An excellent cloud cost reduction strategy is to become a savvy shopper. Look out for discounts or special pricing models as offered by the service providers, such as:

  • Reserved instances allow users to commit a specific amount of resources upfront over a particular period. Examples include Amazon EC2 reserved instances, Google Cloud Committed Use Program, and Azure Reserved VM instances. Signing up for this option will work for users with predictable and consistent capacity needs.
  •  Spot instances allow users to get discounted prices for unutilized resources from the service providers. A comparison would be a cruise ship selling unoccupied spots for a lower price at the last minute. But spot instances do have their challenges. Access to resources only depends on availability. If a current customer needs and is willing to pay for the resources, those enjoying the provision will lose out. That makes spot instances unsuitable for those needing consistent resources. 
  • Saving plans allow users to commit to on-demand instances within a specific period, typically one to three years. The difference with reserved instances is no commitment to a specific amount of resources. Yet, the savings can be huge, running up to over 70% or more from the on-demand price.  

Cloud Cost Optimization with Auto Scaling

Users must take time to understand the cloud service offering fully. There is an excellent cloud cost solution in the form of auto-scaling, which the service providers include in the packages. 

Auto-scaling allows for automatically adjusting and monitoring application scales to meet demand. Users can customize this to prioritize the cloud infrastructure’s availability, cost, and performance. 

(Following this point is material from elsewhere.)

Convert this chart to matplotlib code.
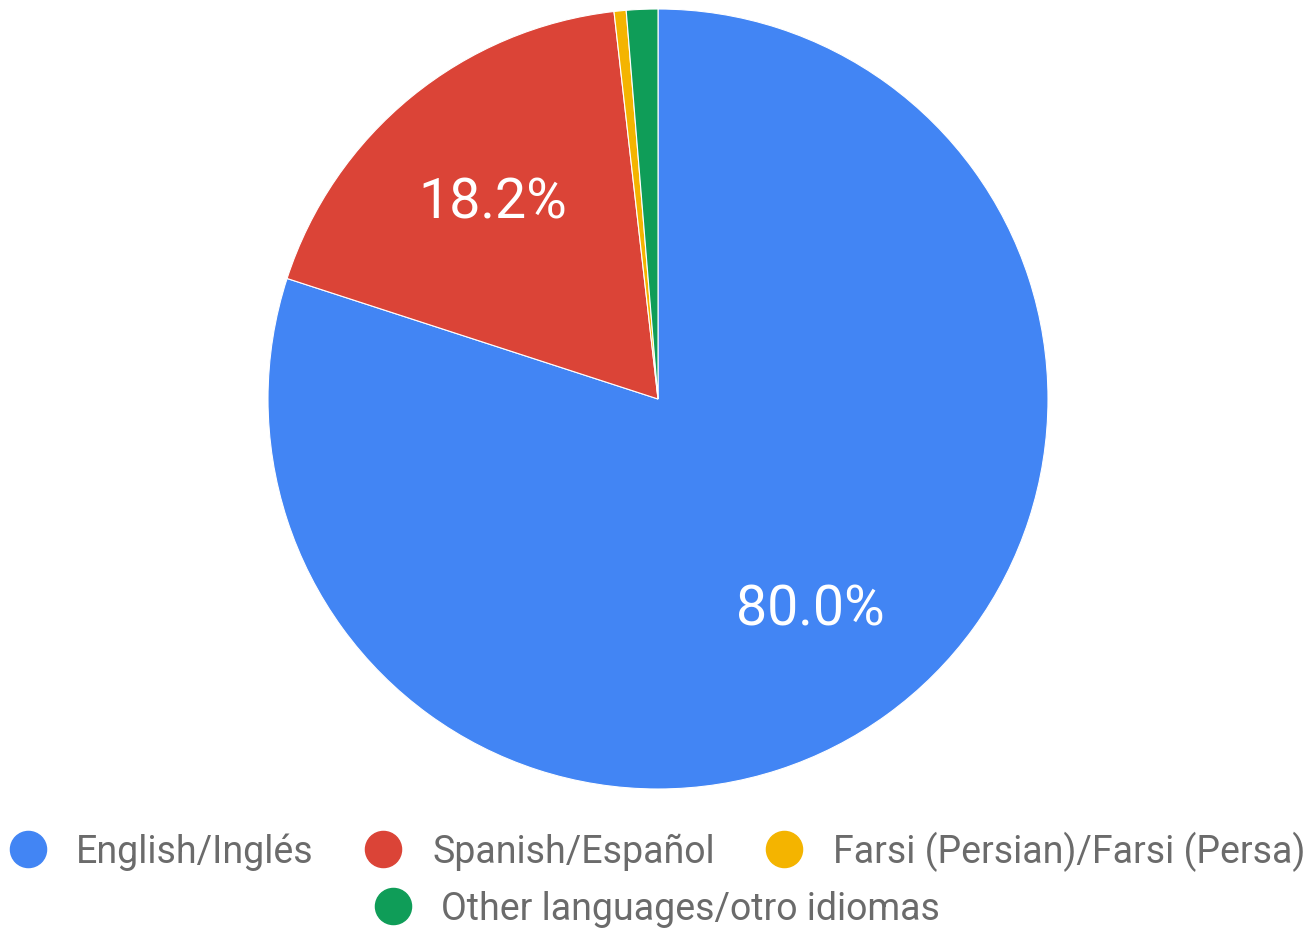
import matplotlib.pyplot as plt
from matplotlib.lines import Line2D

plt.rcParams['font.family'] = ['Roboto', 'DejaVu Sans']

# language breakdown (percent of responses)
languages = ['English/Inglés', 'Spanish/Español',
             'Farsi (Persian)/Farsi (Persa)', 'Other languages/otro idiomas']
shares = [80.0, 18.2, 0.5, 1.3]
colors = ['#4285F4', '#DB4437', '#F4B400', '#0F9D58']

W, H = 1314, 929
fig = plt.figure(figsize=(W / 100, H / 100), dpi=100)

# pie centred at (658, 400) px with a 390 px radius
cx, cy, r = 658, 400, 390
ax = fig.add_axes([(cx - r) / W, (H - cy - r) / H, 2 * r / W, 2 * r / H])


def pct(p):
    return '%.1f%%' % p if p >= 5 else ''


wedges, texts, autotexts = ax.pie(
    shares, colors=colors, startangle=90, counterclock=False,
    autopct=pct, pctdistance=0.665, radius=1,
    wedgeprops=dict(edgecolor='white', linewidth=0.8),
    textprops=dict(color='white', fontsize=40))
ax.set_xlim(-1, 1)
ax.set_ylim(-1, 1)
ax.set_aspect('equal')
ax.axis('off')

# nudge the Spanish label so it sits inside the narrow slice
autotexts[1].set_position((-0.423, 0.505))

# legend: three entries on the first row, one centred below
def handle(c):
    return Line2D([], [], marker='o', linestyle='none', markersize=26,
                  markerfacecolor=c, markeredgecolor=c)

fig.legend([handle(c) for c in colors[:3]], languages[:3],
           loc='center', bbox_to_anchor=(0.5, 1 - 852 / H), ncol=3,
           frameon=False, fontsize=27, labelcolor='#6b6b6b',
           handlelength=1.0, handletextpad=0.8, columnspacing=1.35,
           borderpad=0)
fig.legend([handle(colors[3])], languages[3:],
           loc='center', bbox_to_anchor=(0.5, 1 - 910 / H), ncol=1,
           frameon=False, fontsize=27, labelcolor='#6b6b6b',
           handlelength=1.0, handletextpad=0.8, borderpad=0)

fig.savefig('out.png', dpi=100, facecolor='white')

So, if the priority is cost, set that as a parameter. With auto-scaling, it becomes possible to place performance limits on low-priority workloads that do not need extensive scaling.  

Minimize Data Egress Fees

Cloud users may need to learn that data movement from cloud storage attracts an egress fee. That accounts for up to 6% of cloud fees. It may sound like an insignificant amount when looking at the overall cost. 

The challenge is that the egress costs are unpredictable and can rise anytime. A change in IT strategy, new acquisitions, or data movement will increase the fees. The providers will charge for the data movement when migrating to the cloud.

Cloud cost management requires clarity on transfer fees and taking steps to minimize data transfers.  

Cut Cloud Spending With Cloud Cost Optimization Techniques

Implementing some of the Cloud cost optimization tips we have shared can significantly bring down cloud spending. But the first critical step is a cloud cost analysis to identify areas of greatest spending and what to cut out without impacting performance.